De Blasio ran for office criticizing charter schools and promising to halt the practice of giving them space in public school buildings, but he soon got a lesson in the danger of going head-to-head with their wealthy supporters. In 2014, the year that de Blasio took office, a pro-charter group spent $9.6 million on lobbying, more than any other organization in the state, much of it on advertisements attacking him.

Since then his administration has at times struggled to navigate its relationship with the city’s 227 charter schools, which are publicly funded but privately operated and serve roughly 10 percent of the city’s public school students. Perhaps the biggest challenge in the coming years will be finding space for new or expanding charter schools. Under legislation passed in 2014, the city must provide space for these schools or be responsible for at least part of their rent. But nearly every decision to place a charter school inside a school building is controversial, requiring other schools to squeeze into less space.

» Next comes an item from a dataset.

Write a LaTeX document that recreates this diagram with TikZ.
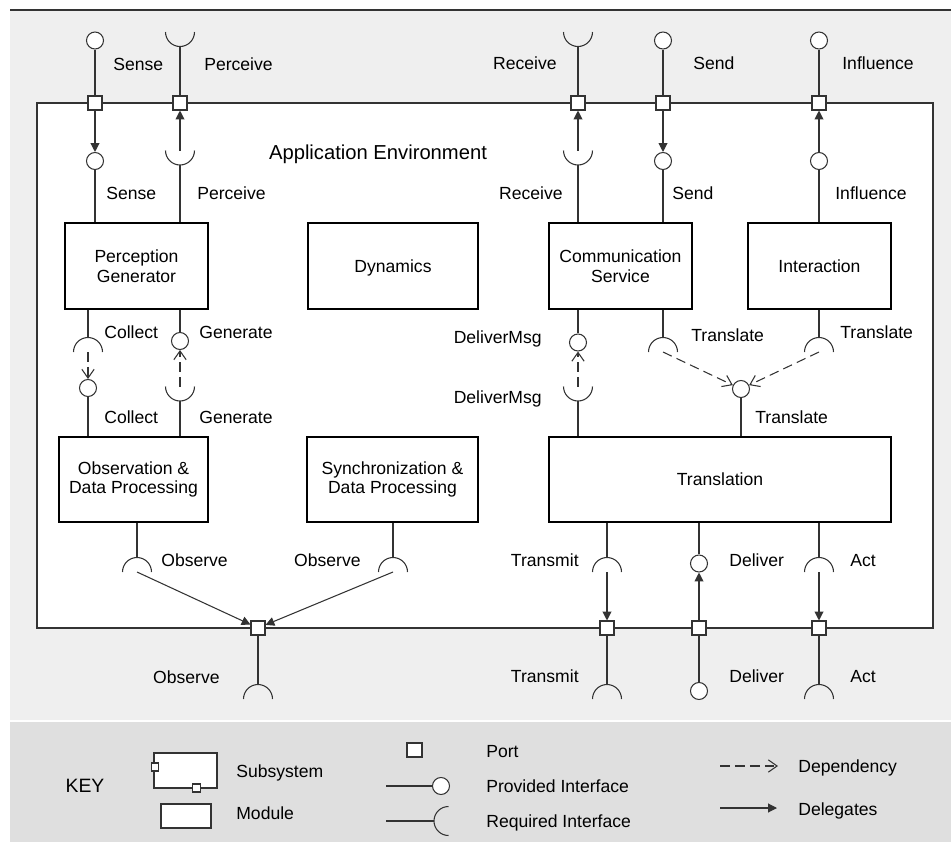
\documentclass[tikz,border=0pt]{standalone}
\usepackage{fontspec}
\setmainfont{Liberation Sans}
\usetikzlibrary{arrows.meta}
\newcommand\pxu{0.02cm}
\definecolor{ink}{HTML}{333333}
\definecolor{paneback}{HTML}{EFEFEF}
\definecolor{keyback}{HTML}{DFDFDF}

\begin{document}
\begin{tikzpicture}[x=0.02cm,y=-0.02cm,
  lbl/.style={inner sep=0pt,text height=7.2pt,text depth=0pt,font=\fontsize{10}{12}\selectfont},
  module/.style={draw=black,fill=white,line width=0.65pt,align=center,inner sep=0pt,
    font=\fontsize{10}{11.3}\selectfont},
  port/.style={draw=ink,fill=white,line width=0.6pt,rectangle,
    minimum width=14*\pxu,minimum height=14*\pxu,inner sep=0pt},
  provided/.style={draw=ink,fill=white,line width=0.6pt,circle,minimum size=17*\pxu,inner sep=0pt},
  wire/.style={draw=ink,line width=0.6pt},
  delegate/.style={wire,-{Triangle[length=5pt,width=5pt]}},
  depend/.style={wire,dash pattern=on 5.5pt off 3pt,-{Straight Barb[length=5pt,width=7pt]}},
  % required interface, socket opening upward
  sockup/.pic={\draw[wire] (14.5,0) arc[start angle=0,end angle=180,radius=14.5];
    \coordinate (-c) at (0,0); \coordinate (-b) at (0,14.5);},
  % required interface, socket opening downward
  sockdown/.pic={\draw[wire] (-14.5,0) arc[start angle=180,end angle=360,radius=14.5];
    \coordinate (-c) at (0,0); \coordinate (-a) at (0,-14.5);},
]
\useasboundingbox (0,0) rectangle (951,842);

% backgrounds
\fill[paneback] (10,10) rectangle (951,720);
\draw[ink,line width=0.6pt] (10,10) -- (951,10);
\fill[keyback] (10,722) rectangle (951,842);

% application environment subsystem
\draw[ink,fill=white,line width=0.6pt] (37,103) rectangle (933,628);
\node[inner sep=0pt,font=\fontsize{11.5}{13}\selectfont] (title) at (378,154) {Application Environment};

% modules
\node[module,minimum width=143*\pxu,minimum height=86*\pxu] (pg) at (136.5,266) {Perception\\Generator};
\node[module,minimum width=170*\pxu,minimum height=86*\pxu,text depth=0pt] (dyn) at (393,266) {Dynamics};
\node[module,minimum width=143*\pxu,minimum height=86*\pxu] (cs) at (620.5,266) {Communication\\Service};
\node[module,minimum width=143*\pxu,minimum height=86*\pxu] (int) at (819.5,266) {Interaction};
\node[module,minimum width=149*\pxu,minimum height=85*\pxu] (odp) at (133.5,479.5) {Observation \&\\Data Processing};
\node[module,minimum width=171*\pxu,minimum height=85*\pxu] (sdp) at (392.5,479.5) {Synchronization \&\\Data Processing};
\node[module,minimum width=342*\pxu,minimum height=85*\pxu] (tr) at (720,479.5) {Translation};

% ports on the top edge
\node[port] (pSense) at (95,103) {};
\node[port] (pPerc) at (180,103) {};
\node[port] (pRecv) at (578,103) {};
\node[port] (pSend) at (663,103) {};
\node[port] (pInfl) at (819,103) {};

% external interfaces, top
\node[provided] (oSense) at (95,40.5) {};
\pic (oPerc) at (180,32) {sockup};
\pic (oRecv) at (578,32) {sockup};
\node[provided] (oSend) at (663,40.5) {};
\node[provided] (oInfl) at (819,40.5) {};
\draw[wire] (oSense) -- (pSense);
\draw[wire] (oPerc-b) -- (pPerc);
\draw[wire] (oRecv-b) -- (pRecv);
\draw[wire] (oSend) -- (pSend);
\draw[wire] (oInfl) -- (pInfl);

% internal interfaces, top
\node[provided] (iSense) at (95,161) {};
\pic (iPerc) at (180,150.5) {sockup};
\pic (iRecv) at (578,150.5) {sockup};
\node[provided] (iSend) at (663,161) {};
\node[provided] (iInfl) at (819,161) {};
\draw[delegate] (pSense) -- (iSense);
\draw[delegate] (iPerc-c) -- (pPerc);
\draw[delegate] (iRecv-c) -- (pRecv);
\draw[delegate] (pSend) -- (iSend);
\draw[delegate] (iInfl) -- (pInfl);
\draw[wire] (iSense) -- (iSense |- pg.north);
\draw[wire] (iPerc-b) -- (iPerc-b |- pg.north);
\draw[wire] (iRecv-b) -- (iRecv-b |- cs.north);
\draw[wire] (iSend) -- (iSend |- cs.north);
\draw[wire] (iInfl) -- (iInfl |- int.north);

% Collect / Generate
\pic (colU) at (88,352) {sockdown};
\node[provided] (colL) at (88,388) {};
\draw[wire] (colU-a |- pg.south) -- (colU-a);
\draw[depend] (colU-c) -- (colL);
\draw[wire] (colL) -- (colL |- odp.north);
\node[provided] (genU) at (180,341) {};
\pic (genL) at (180,386.5) {sockup};
\draw[wire] (genU |- pg.south) -- (genU);
\draw[depend] (genL-c) -- (genU);
\draw[wire] (genL-b) -- (genL-b |- odp.north);

% DeliverMsg
\node[provided] (dmU) at (578,342.5) {};
\pic (dmL) at (578,386.5) {sockup};
\draw[wire] (dmU |- cs.south) -- (dmU);
\draw[depend] (dmL-c) -- (dmU);
\draw[wire] (dmL-b) -- (dmL-b |- tr.north);

% Translate
\pic (trA) at (663,352) {sockdown};
\pic (trB) at (819,352) {sockdown};
\node[provided] (trC) at (741,389) {};
\draw[wire] (trA-a |- cs.south) -- (trA-a);
\draw[wire] (trB-a |- int.south) -- (trB-a);
\draw[depend] (trA-c) -- (trC);
\draw[depend] (trB-c) -- (trC);
\draw[wire] (trC) -- (trC |- tr.north);

% ports on the bottom edge
\node[port] (pObs) at (258,628) {};
\node[port] (pTm) at (607,628) {};
\node[port] (pDv) at (699,628) {};
\node[port] (pAc) at (819,628) {};

% Observe
\pic (obA) at (137,572) {sockdown};
\pic (obB) at (393,572) {sockdown};
\pic (obO) at (258,699) {sockdown};
\draw[wire] (obA-a |- odp.south) -- (obA-a);
\draw[wire] (obB-a |- sdp.south) -- (obB-a);
\draw[delegate] (obA-c) -- (pObs);
\draw[delegate] (obB-c) -- (pObs);
\draw[wire] (pObs) -- (obO-a);

% Transmit
\pic (tmA) at (607,572) {sockdown};
\pic (tmO) at (607,699) {sockdown};
\draw[wire] (tmA-a |- tr.south) -- (tmA-a);
\draw[delegate] (tmA-c) -- (pTm);
\draw[wire] (pTm) -- (tmO-a);

% Deliver
\node[provided] (dvA) at (699,563.5) {};
\node[provided] (dvO) at (699,691) {};
\draw[wire] (dvA |- tr.south) -- (dvA);
\draw[delegate] (pDv) -- (dvA);
\draw[wire] (pDv) -- (dvO);

% Act
\pic (acA) at (819,572) {sockdown};
\pic (acO) at (819,699) {sockdown};
\draw[wire] (acA-a |- tr.south) -- (acA-a);
\draw[delegate] (acA-c) -- (pAc);
\draw[wire] (pAc) -- (acO-a);

% interface labels
\node[lbl,anchor=west] (lSenseO) at (113,64) {Sense};
\node[lbl,anchor=west] (lPercO) at (204,64) {Perceive};
\node[lbl,anchor=east] (lRecvO) at (557,63) {Receive};
\node[lbl,anchor=west] (lSendO) at (693,63) {Send};
\node[lbl,anchor=west] (lInflO) at (842,63) {Influence};
\node[lbl,anchor=west] (lSenseI) at (106,193) {Sense};
\node[lbl,anchor=west] (lPercI) at (197,193) {Perceive};
\node[lbl,anchor=east] (lRecvI) at (563,193) {Receive};
\node[lbl,anchor=west] (lSendI) at (672,193) {Send};
\node[lbl,anchor=west] (lInflI) at (835,193) {Influence};
\node[lbl,anchor=west] (lColU) at (104,332) {Collect};
\node[lbl,anchor=west] (lColL) at (104,417) {Collect};
\node[lbl,anchor=west] (lGenU) at (199,332) {Generate};
\node[lbl,anchor=west] (lGenL) at (199,417) {Generate};
\node[lbl,anchor=east] (lDmU) at (542,337) {DeliverMsg};
\node[lbl,anchor=east] (lDmL) at (542,397) {DeliverMsg};
\node[lbl,anchor=west] (lTrA) at (691,335) {Translate};
\node[lbl,anchor=west] (lTrB) at (840,332) {Translate};
\node[lbl,anchor=west] (lTrC) at (755,417) {Translate};
\node[lbl,anchor=west] (lObA) at (161,560) {Observe};
\node[lbl,anchor=east] (lObB) at (361,560) {Observe};
\node[lbl,anchor=east] (lObO) at (220,677) {Observe};
\node[lbl,anchor=east] (lTmA) at (579,560) {Transmit};
\node[lbl,anchor=east] (lTmO) at (579,676) {Transmit};
\node[lbl,anchor=west] (lDvA) at (729,560) {Deliver};
\node[lbl,anchor=west] (lDvO) at (729,676) {Deliver};
\node[lbl,anchor=west] (lAcA) at (850,560) {Act};
\node[lbl,anchor=west] (lAcO) at (850,676) {Act};

% key
\node[inner sep=0pt,font=\fontsize{11}{13}\selectfont] (keyTitle) at (85,786) {KEY};
\node[draw=ink,fill=white,line width=0.6pt,minimum width=63*\pxu,minimum height=35*\pxu,inner sep=0pt] (keySub) at (185.5,770.5) {};
\node[port,minimum width=7*\pxu,minimum height=8*\pxu] (keySubP1) at (155,767) {};
\node[port,minimum width=8*\pxu,minimum height=8*\pxu] (keySubP2) at (196.5,788) {};
\node[lbl,anchor=west] (keySubL) at (236,771) {Subsystem};
\node[draw=ink,fill=white,line width=0.6pt,minimum width=50*\pxu,minimum height=24*\pxu,inner sep=0pt] (keyMod) at (186,816) {};
\node[lbl,anchor=west] (keyModL) at (236,813) {Module};

\node[port,minimum width=15*\pxu] (keyPort) at (414.5,750) {};
\node[lbl,anchor=west] (keyPortL) at (486,751) {Port};
\node[provided] (keyProv) at (441,786) {};
\coordinate (keyProvEnd) at (386,786);
\draw[wire] (keyProvEnd) -- (keyProv);
\node[lbl,anchor=west] (keyProvL) at (486,786) {Provided Interface};
\coordinate (keyReq) at (448.5,821);
\coordinate (keyReqEnd) at (386,821);
\draw[wire] ([shift={(0,-14.5)}]keyReq) arc[start angle=270,end angle=90,radius=14.5];
\draw[wire] (keyReqEnd) -- ([shift={(-14.5,0)}]keyReq);
\node[lbl,anchor=west] (keyReqL) at (486,821) {Required Interface};

\coordinate (keyDepA) at (720,766);
\coordinate (keyDepB) at (778,766);
\draw[depend] (keyDepA) -- (keyDepB);
\node[lbl,anchor=west] (keyDepL) at (798,766) {Dependency};
\coordinate (keyDelA) at (720,808);
\coordinate (keyDelB) at (777,808);
\draw[delegate] (keyDelA) -- (keyDelB);
\node[lbl,anchor=west] (keyDelL) at (798,809) {Delegates};
\end{tikzpicture}
\end{document}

Fariña has at times been disparaging of charters, and charter leaders are hoping that Carranza’s arrival will be an opportunity for a reset. James Merriman, chief executive officer of the New York City Charter School Center, said he hoped Carranza would embrace charter schools as partners. He suggested that Carranza could ask charter leaders to start schools specifically aimed at serving homeless students, for instance, or, with a change in state law, ask a high-performing charter to take over an elementary school zone and enroll all students in the zone rather than admit students through a lottery.

“If he’s willing to meet the sector at that level and see us as full partners, he’ll find people on the other side, and together with philanthropy, we could do some interesting things,” Merriman said.